Al iniciar Matus el debate sobre exceso de muertes en Twitter, lo hizo descuidando por completo el marco de interpretación de ese debate y dejándolo entregado a la lógica interna de ese medio. No explicó por qué era importante ni para qué servía. No cumplió el rol periodístico de mediar entre los hechos brutos y el público. De hecho, propuso un guión amarillista en que ella luchaba contra un gobierno que escondía datos por algún motivo oculto. El efecto de esto es que, al liberar los datos, la opinión virtual se polarizó entre “Matus miente” y “el gobierno esconde muertos”. La verdad es que nadie tenía idea de qué se trata la discusión sobre el exceso de muertes, en qué se distingue del conteo de muertos por COVID, y por qué los criterios de la OMS para contar muertos son distintos a los que casi todos los países del mundo usan para sus informes oficiales (excepto Bélgica). Hasta el día de hoy casi nadie entiende de qué se está hablando: faltó periodismo.

El resultado, en mi opinión, es que se ha terminado creando un ambiente de sospecha ignorante que profundiza gratuitamente el abismo de desconfianza que existe en Chile entre bandos políticos y entre pueblo y gobierno. Esto no es ningún aporte y, de hecho, disminuye la capacidad conjunta para combatir la pandemia, al sumarse a la ya conocida discapacidad comunicativa de este gobierno. El marco impuesto, además, contaminó todas las comunicaciones sucesivas: los informes de Espacio Público y las noticias de CIPER han sido procesadas por la opinión pública bajo ese mismo prisma, como demostración de que el gobierno “esconde muertos”, cuando dicha acusación no tiene sustento alguno. Se ha envenenado el pozo del debate público.

Para concluir, debo decir que el desdén de Matus a los medios de comunicación tradicionales y su rol mediador entre hechos y público me pareció muy sorprendente viniendo de alguien que ejerció la dirección de dichos medios.

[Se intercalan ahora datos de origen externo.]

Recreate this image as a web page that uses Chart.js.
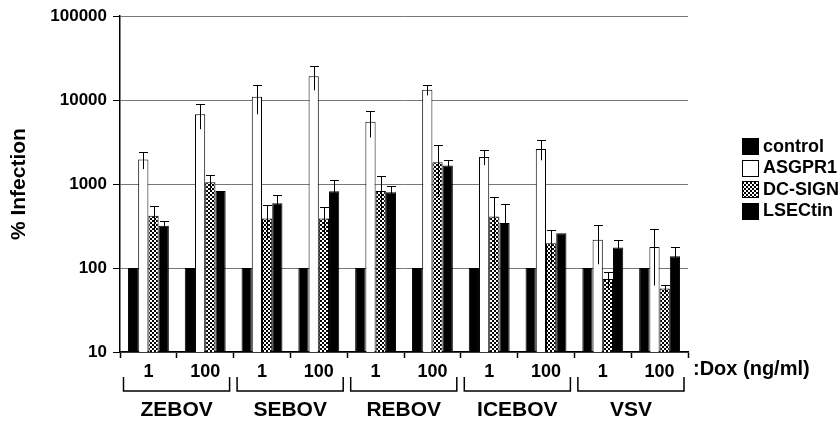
<!DOCTYPE html>
<html lang="en">
<head>
<meta charset="utf-8"/>
<title>% Infection</title>
<script src="https://cdn.jsdelivr.net/npm/chart.js"></script>
<style>
  html, body { margin: 0; padding: 0; background: #fff; }
  #kutu { width: 838px; height: 423px; }
</style>
</head>
<body>
<div id="kutu"><canvas id="grafik"></canvas></div>
<script>
  // values
  const viruses = ['ZEBOV', 'SEBOV', 'REBOV', 'ICEBOV', 'VSV'];
  const doses = ['1', '100', '1', '100', '1', '100', '1', '100', '1', '100'];
  const yTicks = [10, 100, 1000, 10000, 100000];

  const control = [100, 100, 100, 100, 100, 100, 100, 100, 100, 100];
  const asgpr1 = [1970, 6810, 11000, 19300, 5520, 13300, 2100, 2620, 217, 178];
  const asgpr1Err = [460, 2300, 4200, 6200, 1930, 1900, 420, 700, 106, 116];
  const dcsign = [420, 1050, 390, 390, 830, 1820, 410, 198, 74, 57];
  const dcsignErr = [135, 235, 175, 140, 430, 1120, 300, 87, 16, 6];
  const lsectin = [320, 830, 590, 820, 800, 1660, 345, 260, 176, 138];
  const lsectinErr = [43, 0, 160, 310, 160, 280, 240, 0, 41, 40];

  const seriesNames = ['control', 'ASGPR1', 'DC-SIGN', 'LSECtin'];

  Chart.defaults.font.family = "'Liberation Sans', Arial, sans-serif";
  Chart.defaults.font.weight = 'bold';
  Chart.defaults.color = '#000';

  // checkered fill for DC-SIGN
  function damaDesen() {
    const c = document.createElement('canvas');
    c.width = 4; c.height = 4;
    const g = c.getContext('2d');
    g.fillStyle = '#fff';
    g.fillRect(0, 0, 4, 4);
    g.fillStyle = '#000';
    g.fillRect(0, 0, 2, 2);
    g.fillRect(2, 2, 2, 2);
    return g.createPattern(c, 'repeat');
  }
  const desen = damaDesen();

  const fills = ['#000', '#fff', desen, '#000'];

  // error bars: line from v-err to v+err, cap on top only
  const hataCizgisi = {
    id: 'hataCizgisi',
    afterDatasetsDraw(chart) {
      const { ctx, scales: { y } } = chart;
      ctx.save();
      ctx.strokeStyle = '#000';
      ctx.lineWidth = 1;
      chart.data.datasets.forEach((ds, i) => {
        if (!ds.errors) return;
        chart.getDatasetMeta(i).data.forEach((bar, j) => {
          const e = ds.errors[j];
          if (!e) return;
          const v = ds.data[j];
          const x = Math.round(bar.x) + 0.5;
          const top = Math.round(y.getPixelForValue(v + e)) + 0.5;
          const bot = y.getPixelForValue(Math.max(v - e, 10));
          ctx.beginPath();
          ctx.moveTo(x, bot);
          ctx.lineTo(x, top);
          ctx.moveTo(x - 4.5, top);
          ctx.lineTo(x + 4.5, top);
          ctx.stroke();
        });
      });
      ctx.restore();
    }
  };

  // brackets, virus names, dose label and legend
  const ekler = {
    id: 'ekler',
    afterDraw(chart) {
      const { ctx, chartArea, scales: { x } } = chart;
      const cw = (x.right - x.left) / doses.length;
      const b = chartArea.bottom;
      ctx.save();
      ctx.strokeStyle = '#000';
      ctx.fillStyle = '#000';
      ctx.lineWidth = 1.5;
      viruses.forEach((name, g) => {
        const l = x.left + g * 2 * cw + 3.5;
        const r = x.left + (g + 1) * 2 * cw - 4;
        ctx.beginPath();
        ctx.moveTo(l, b + 25);
        ctx.lineTo(l, b + 39);
        ctx.lineTo(r, b + 39);
        ctx.lineTo(r, b + 25);
        ctx.stroke();
        ctx.font = "bold 21px 'Liberation Sans', Arial, sans-serif";
        ctx.textAlign = 'center';
        ctx.textBaseline = 'middle';
        ctx.fillText(name, (l + r) / 2, b + 58);
      });

      ctx.font = "bold 20px 'Liberation Sans', Arial, sans-serif";
      ctx.textAlign = 'left';
      ctx.textBaseline = 'middle';
      ctx.fillText(':Dox (ng/ml)', x.right + 5, b + 17);

      // legend
      const lx = chartArea.right + 54;
      const ly = [146, 167.5, 189, 210.5];
      ctx.font = "bold 18px 'Liberation Sans', Arial, sans-serif";
      ctx.lineWidth = 1;
      seriesNames.forEach((n, i) => {
        const top = Math.round(ly[i] - 8) + 0.5;
        ctx.fillStyle = fills[i];
        ctx.fillRect(lx + 0.5, top, 16, 16);
        ctx.strokeRect(lx + 0.5, top, 16, 16);
        ctx.fillStyle = '#000';
        ctx.fillText(n, lx + 21, ly[i] + 1);
      });
      ctx.restore();
    }
  };

  new Chart(document.getElementById('grafik'), {
    type: 'bar',
    data: {
      labels: doses,
      datasets: [
        { label: seriesNames[0], data: control, backgroundColor: fills[0], borderColor: '#000', borderWidth: 1 },
        { label: seriesNames[1], data: asgpr1, errors: asgpr1Err, backgroundColor: fills[1], borderColor: '#000', borderWidth: 1 },
        { label: seriesNames[2], data: dcsign, errors: dcsignErr, backgroundColor: fills[2], borderColor: '#000', borderWidth: 1 },
        { label: seriesNames[3], data: lsectin, errors: lsectinErr, backgroundColor: fills[3], borderColor: '#000', borderWidth: 1 }
      ]
    },
    options: {
      responsive: true,
      maintainAspectRatio: false,
      animation: false,
      categoryPercentage: 0.72,
      barPercentage: 1,
      layout: { padding: { left: 0, top: 15, right: 150, bottom: 0 } },
      plugins: {
        legend: { display: false },
        tooltip: { enabled: false }
      },
      scales: {
        x: {
          offset: true,
          grid: { display: true, offset: true, drawOnChartArea: false, drawTicks: true, tickLength: 6, tickColor: '#000', tickWidth: 1.5 },
          border: { display: true, color: '#000', width: 1.5 },
          ticks: { color: '#000', font: { size: 18, weight: 'bold' }, padding: 3, maxRotation: 0, autoSkip: false },
          afterFit(s) { s.height = 71; }
        },
        y: {
          type: 'logarithmic',
          min: 10,
          max: 100000,
          afterBuildTicks(s) { s.ticks = yTicks.map(v => ({ value: v })); },
          ticks: { color: '#000', font: { size: 17, weight: 'bold' }, padding: 6, callback: v => String(v) },
          grid: { color: '#777', tickColor: '#000', tickLength: 7, lineWidth: 1 },
          border: { display: true, color: '#000', width: 1.5 },
          title: { display: true, text: '% Infection', color: '#000', font: { size: 21, weight: 'bold' }, padding: { top: 7, bottom: 0 } },
          afterFit(s) { s.width = 120; }
        }
      }
    },
    plugins: [hataCizgisi, ekler]
  });
</script>
</body>
</html>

Está documentado cómo las redes sociales son uno de los principales motores de la llamada “posverdad”, las noticias falsas, la realidad fragmentada y la llamada “poscensura”. Ninguno de estos fenómenos es nuevo (de ahí que no me agrade mucho eso del “post”), pero su magnitud es enorme y las consecuencias que tienen para la democracia y la deliberación pública son profundas, tal como documenta Jamie Susskind, en “Future Politics” (2018). Este es un debate pendiente del que depende, entre otras cosas, el futuro del periodismo.